# Year Model



## Rickfeath (Feb 22, 2012)

How do I tell what year model tractor I have. It is a Ford series 2000 Diesel tractor with Select-o-Speed transmission. Bye


----------



## Big_T (Dec 1, 2011)

The Ford 2000 had two versions. There was a Ford 2000 manufactured from 1962 to 1965 which had a 4 cylinder engine. The next version was a Ford 2000 manufactured from 1965 to 1975 had a 3 cylinder engine. So you can easily determine which version you have. 

There is a flat spot on your bell housing just behind the starter that has 3 sets of numbers STAMPED into the metal: Serial Number, Model number, and Production Code. These numbers are often obscured by rust, paint or dirt. You may have to do some scraping to get to the numbers. There may also be a tag under the hood.

Visit the following site for more information regarding your tractor: www.springfieldbiz.com/oaktree/rhcodes_​serial.html 

Also visit Tractordata.com to learn more about your tractor .

Let us know what numbers you find, and we will help you decipher what you've got.


----------



## Rickfeath (Feb 22, 2012)

It is a 4 cylinder diesel. It will be a couple of days before I can try to get the numbers.


----------



## Rickfeath (Feb 22, 2012)

the only numbers I can find our:
960
diamond 88702 diamond
motor block number is: Conn 6015H


----------



## sixbales (May 18, 2011)

The numbers you found on the bell housing (960 diamond 88702 diamond) are from a Ford 960. The Ford 900 series tractors were manufactured from 1954-57. 

The diesel engine (Conn 6015H) is a 1960 or later block, so it came from a Ford 2000.

If your transmission is marked 960, then your 2000 has had the SOS replaced with a 5 speed manual transmission from a 960. 

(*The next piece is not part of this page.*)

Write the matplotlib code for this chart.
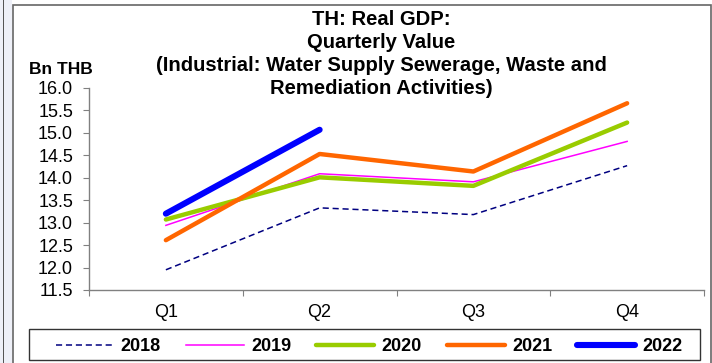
import matplotlib
matplotlib.use("Agg")
import matplotlib.pyplot as plt
from matplotlib.patches import Rectangle

plt.rcParams['font.family'] = ['Liberation Sans', 'DejaVu Sans']

# --- data ---
quarters = ['Q1', 'Q2', 'Q3', 'Q4']
years = ['2018', '2019', '2020', '2021', '2022']
gdp_2018 = [11.95, 13.33, 13.18, 14.27]
gdp_2019 = [12.94, 14.09, 13.91, 14.81]
gdp_2020 = [13.07, 14.01, 13.82, 15.23]
gdp_2021 = [12.61, 14.53, 14.14, 15.66]
gdp_2022 = [13.20, 15.07]

fig = plt.figure(figsize=(7.12, 3.63), dpi=100)
fig.patch.set_facecolor('white')

# outer frame and left strip (screenshot decoration)
fig.add_artist(Rectangle((0, 0), 12 / 712, 1, transform=fig.transFigure,
                         facecolor='#eef0f8', edgecolor='none', zorder=-10))
fig.add_artist(Rectangle((3 / 712, 0), 1.2 / 712, 1, transform=fig.transFigure,
                         facecolor='#555555', edgecolor='none', zorder=-10))
fig.add_artist(Rectangle((12.5 / 712, -0.05), 698 / 712, 1.05 - 4.5 / 363,
                         transform=fig.transFigure, facecolor='white',
                         edgecolor='#666666', linewidth=1.2, zorder=-10))

ax = fig.add_axes([89 / 712, 1 - 290 / 363, (704 - 89) / 712, (290 - 88) / 363])
ax.set_facecolor('none')

x = list(range(len(quarters)))
ax.plot(x, gdp_2018, color='#000080', linewidth=1.1, linestyle=(0, (4, 2.5)), label=years[0])
ax.plot(x, gdp_2019, color='#ff00ff', linewidth=1.1, label=years[1])
ax.plot(x, gdp_2020, color='#99cc00', linewidth=3.2, solid_capstyle='round', label=years[2])
ax.plot(x, gdp_2021, color='#ff6600', linewidth=3.2, solid_capstyle='round', label=years[3])
ax.plot(x[:len(gdp_2022)], gdp_2022, color='#0000ff', linewidth=4.4,
        solid_capstyle='round', label=years[4])

# axes formatting
ax.set_xlim(-0.5, len(quarters) - 0.5)
ax.set_ylim(11.5, 16.0)
ax.set_yticks([11.5 + 0.5 * i for i in range(10)])
ax.set_yticklabels([f"{11.5 + 0.5 * i:.1f}" for i in range(10)])
ax.set_xticks([i - 0.5 for i in range(len(quarters) + 1)])
ax.set_xticklabels([])
ax.set_xticks(x, minor=True)
ax.set_xticklabels(quarters, minor=True)
ax.tick_params(axis='x', which='major', length=4.5, color='#808080', direction='out')
ax.tick_params(axis='x', which='minor', length=0, pad=10, labelsize=13)
ax.tick_params(axis='y', length=4.5, color='#808080', direction='out', labelsize=13, pad=7)
for side in ['top', 'right']:
    ax.spines[side].set_visible(False)
for side in ['left', 'bottom']:
    ax.spines[side].set_color('#808080')
    ax.spines[side].set_linewidth(1.0)

# titles
fig.text(381 / 712, 1 - 10 / 363,
         "TH: Real GDP:\nQuarterly Value\n(Industrial: Water Supply Sewerage, Waste and\nRemediation Activities)",
         ha='center', va='top', fontsize=14.6, fontweight='bold', linespacing=1.27)
fig.text(29 / 712, 1 - 74 / 363, "Bn THB", ha='left', va='baseline',
         fontsize=12.5, fontweight='bold')

# legend: frame drawn separately, entries spread across it
fig.add_artist(Rectangle((29 / 712, 1 - 360 / 363), 671 / 712, 31 / 363,
                         transform=fig.transFigure, facecolor='white',
                         edgecolor='#333333', linewidth=1.0, zorder=4))
leg = fig.legend(loc='lower left',
                 bbox_to_anchor=(52 / 712, 1 - 359 / 363, 634 / 712, 29 / 363),
                 mode='expand', ncol=5, frameon=False,
                 prop={'weight': 'bold', 'size': 13}, handlelength=3.2,
                 handletextpad=0.4, borderpad=0.2, borderaxespad=0)
leg.set_zorder(5)

fig.savefig('out.png', dpi=100)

Can you confirm whether you have a 10 speed SOS automatic transmission or a 5 speed manual transmission?


----------



## Rickfeath (Feb 22, 2012)

it is a 5 speed transmission


----------



## sixbales (May 18, 2011)

Swapping parts on these old tractors is fairly common. The best we can do on the date of your Ford 2000 is to say it was built between 1962 and 1965. You may be able to find a manufacturing code stamped into the rear end - but it's also possible that your rear end came from the 960.

BTW, you are better off with the 5 speed transmission. The SOS transmission is fine, but requires more maintenance, and is expensive to repair. In addition, it is hard to find a good mechanic to work on them.

Enjoy your 2000.


----------